WRITTEN TASK> Omit pictures and quote the listing below line by line, from its start through the line that holds "const barColors = ['#E8776E', '#FDB74E', '#72CBA5'];".

"""

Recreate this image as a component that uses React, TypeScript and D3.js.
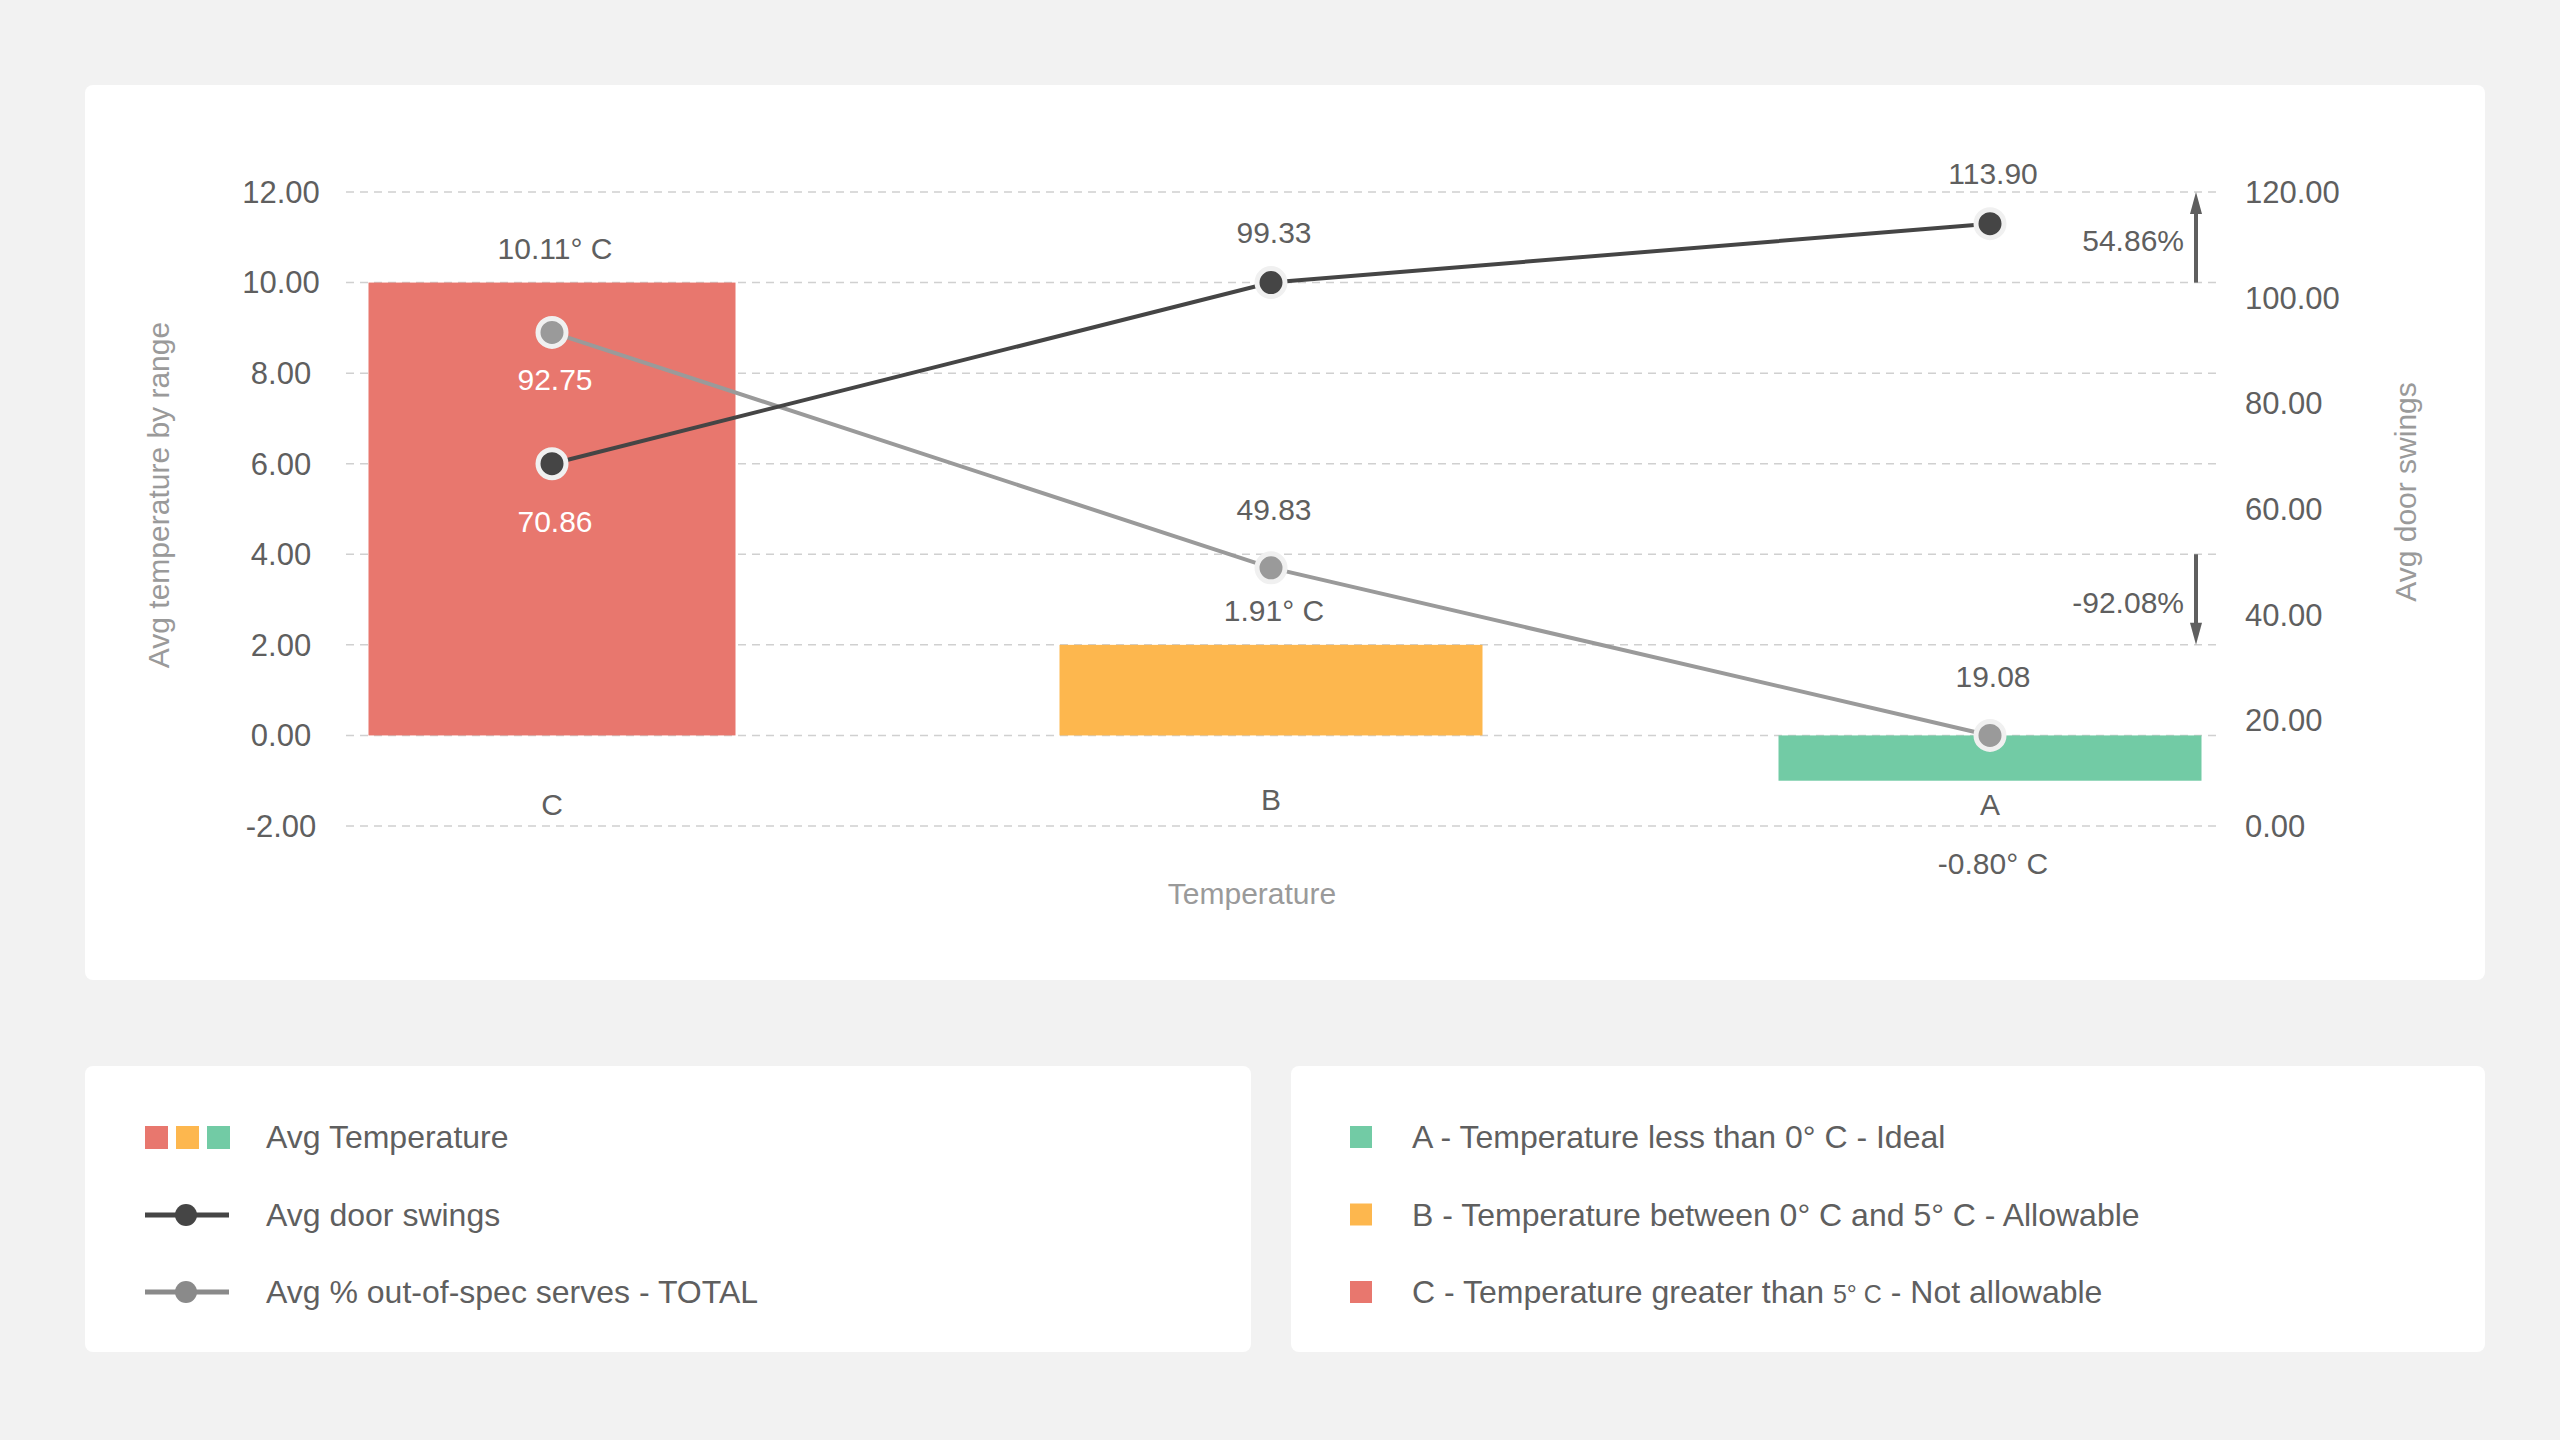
import React from 'react';
import * as d3 from 'd3';

// Categories and values
const categories = ['C', 'B', 'A'];
const barHeights = [10.0, 2.0, -1.0];
const barLabels = ['10.11° C', '1.91° C', '-0.80° C'];
const barColors = ['#E8776E', '#FDB74E', '#72CBA5'];

// line markers: plotted position (left-axis units) and the value shown
const doorSwingPos = [6.0, 10.0, 11.3];
const doorSwingLabels = ['70.86', '99.33', '113.90'];
const outOfSpecPos = [8.9, 3.7, 0.0];
const outOfSpecLabels = ['92.75', '49.83', '19.08'];

const leftTicks = [-2, 0, 2, 4, 6, 8, 10, 12];
const rightTicks = [0, 20, 40, 60, 80, 100, 120];

const changeArrows = [
  { from: 10, to: 12, label: '54.86%' },
  { from: 4, to: 2, label: '-92.08%' },
];

const legendLeft = ['Avg Temperature', 'Avg door swings', 'Avg % out-of-spec serves - TOTAL'];
const legendRight = [
  { color: '#72CBA5', text: 'A - Temperature less than 0° C - Ideal' },
  { color: '#FDB74E', text: 'B - Temperature between 0° C and 5° C - Allowable' },
  { color: '#E8776E', text: 'C - Temperature greater than ', small: '5° C', rest: ' - Not allowable' },
];

const FONT = '"Liberation Sans", Arial, Helvetica, sans-serif';
const TXT = '#5f5f5f';

export default function App() {
  const width = 2560;
  const height = 1440;

  const y = d3.scaleLinear().domain([-2, 12]).range([826, 192]);
  const yRight = d3.scaleLinear().domain([0, 120]).range([826, 192]);
  const x = d3.scalePoint<string>().domain(categories).range([552, 1990]);
  const barW = (i: number) => (i === 0 ? 367 : 423);
  const gridX0 = 346;
  const gridX1 = 2217;

  const line = d3.line<number>()
    .x((_, i) => x(categories[i])!)
    .y(d => y(d));

  const arrowX = 2196;

  return (
    <svg width={width} height={height} style={{ position: 'fixed', left: 0, top: 0 }} fontFamily={FONT}>
      <rect width={width} height={height} fill="#f2f2f2" />
      <rect x={85} y={85} width={2400} height={895} rx={8} fill="#fff" />
      <rect x={85} y={1066} width={1166} height={286} rx={8} fill="#fff" />
      <rect x={1291} y={1066} width={1194} height={286} rx={8} fill="#fff" />

      {/* grid */}
      {leftTicks.map(t => (
        <line key={t} x1={gridX0} x2={gridX1} y1={y(t)} y2={y(t)} stroke="#d0d0d0" strokeWidth={1.5} strokeDasharray="8,6" />
      ))}
      {leftTicks.map(t => (
        <text key={t} x={281} y={y(t)} dy="0.35em" textAnchor="middle" fontSize={31} fill={TXT}>{t.toFixed(2)}</text>
      ))}
      {rightTicks.map(t => (
        <text key={t} x={2245} y={yRight(t)} dy="0.35em" fontSize={31} fill={TXT}>{t.toFixed(2)}</text>
      ))}

      {/* bars */}
      {categories.map((c, i) => (
        <rect key={c} x={x(c)! - barW(i) / 2} width={barW(i)}
          y={y(Math.max(0, barHeights[i]))} height={Math.abs(y(barHeights[i]) - y(0))} fill={barColors[i]} />
      ))}
      {categories.map((c, i) => (
        <text key={c} x={x(c)! + 3} y={barHeights[i] >= 0 ? y(barHeights[i]) - 24 : 874}
          textAnchor="middle" fontSize={30} fill={TXT}>{barLabels[i]}</text>
      ))}
      {categories.map((c, i) => (
        <text key={c} x={x(c)} y={i === 1 ? 810 : 815} textAnchor="middle" fontSize={30} fill={TXT}>{c}</text>
      ))}

      {/* lines */}
      <path d={line(outOfSpecPos)!} fill="none" stroke="#9a9a9a" strokeWidth={4} />
      <path d={line(doorSwingPos)!} fill="none" stroke="#454545" strokeWidth={4} />
      {outOfSpecPos.map((v, i) => (
        <g key={i}>
          <circle cx={x(categories[i])} cy={y(v)} r={14} fill="#9a9a9a" stroke="#f0f0f0" strokeWidth={5} />
          <text x={x(categories[i])! + 3} y={i === 0 ? y(v) + 58 : y(v) - 48} textAnchor="middle" fontSize={30}
            fill={i === 0 ? '#fff' : TXT}>{outOfSpecLabels[i]}</text>
        </g>
      ))}
      {doorSwingPos.map((v, i) => (
        <g key={i}>
          <circle cx={x(categories[i])} cy={y(v)} r={14} fill="#454545" stroke="#f0f0f0" strokeWidth={5} />
          <text x={x(categories[i])! + 3} y={i === 0 ? y(v) + 68 : y(v) - 40} textAnchor="middle" fontSize={30}
            fill={i === 0 ? '#fff' : TXT}>{doorSwingLabels[i]}</text>
        </g>
      ))}

      {/* change arrows */}
      {changeArrows.map((a, k) => {
        const y0 = y(a.from);
        const y1 = y(a.to);
        const dir = y1 < y0 ? -1 : 1;
        return (
          <g key={k}>
            <line x1={arrowX} x2={arrowX} y1={y0} y2={y1 - dir * 18} stroke="#5f5f5f" strokeWidth={4} />
            <path d={`M${arrowX},${y1} L${arrowX - 6},${y1 - dir * 22} L${arrowX + 6},${y1 - dir * 22} Z`} fill="#5f5f5f" />
            <text x={arrowX - 12} y={(y0 + y1) / 2 + 3} dy="0.35em" textAnchor="end" fontSize={30} fill={TXT}>{a.label}</text>
          </g>
        );
      })}

      {/* axis titles */}
      <text x={1252} y={893} dy="0.35em" textAnchor="middle" fontSize={30} fill="#9a9a9a">Temperature</text>
      <text transform="translate(158,495) rotate(-90)" dy="0.35em" textAnchor="middle" fontSize={30} fill="#9a9a9a">Avg temperature by range</text>
      <text transform="translate(2405,492) rotate(-90)" dy="0.35em" textAnchor="middle" fontSize={30} fill="#9a9a9a">Avg door swings</text>

      {/* left legend */}
      {barColors.map((c, i) => (
        <rect key={c} x={145 + i * 31} y={1126} width={23} height={23} fill={c} />
      ))}
      <line x1={145} x2={229} y1={1215} y2={1215} stroke="#454545" strokeWidth={5} />
      <circle cx={186} cy={1215} r={11} fill="#454545" />
      <line x1={145} x2={229} y1={1292} y2={1292} stroke="#8a8a8a" strokeWidth={5} />
      <circle cx={186} cy={1292} r={11} fill="#8a8a8a" />
      {legendLeft.map((t, i) => (
        <text key={t} x={266} y={1137 + i * 77.5} dy="0.35em" fontSize={32} fill={TXT}>{t}</text>
      ))}

      {/* right legend */}
      {legendRight.map((r, i) => (
        <g key={i}>
          <rect x={1350} y={1126 + i * 77.5} width={22} height={22} fill={r.color} />
          <text x={1412} y={1137 + i * 77.5} dy="0.35em" fontSize={32} fill={TXT}>
            {r.text}
            {r.small && <tspan fontSize={25}>{r.small}</tspan>}
            {r.rest && <tspan>{r.rest}</tspan>}
          </text>
        </g>
      ))}
    </svg>
  );
}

"""

RESULT OF THE EXERCISE>
Recreate this image as a component that uses React, TypeScript and D3.js.
import React from 'react';
import * as d3 from 'd3';

// Categories and values
const categories = ['C', 'B', 'A'];
const barHeights = [10.0, 2.0, -1.0];
const barLabels = ['10.11° C', '1.91° C', '-0.80° C'];
const barColors = ['#E8776E', '#FDB74E', '#72CBA5'];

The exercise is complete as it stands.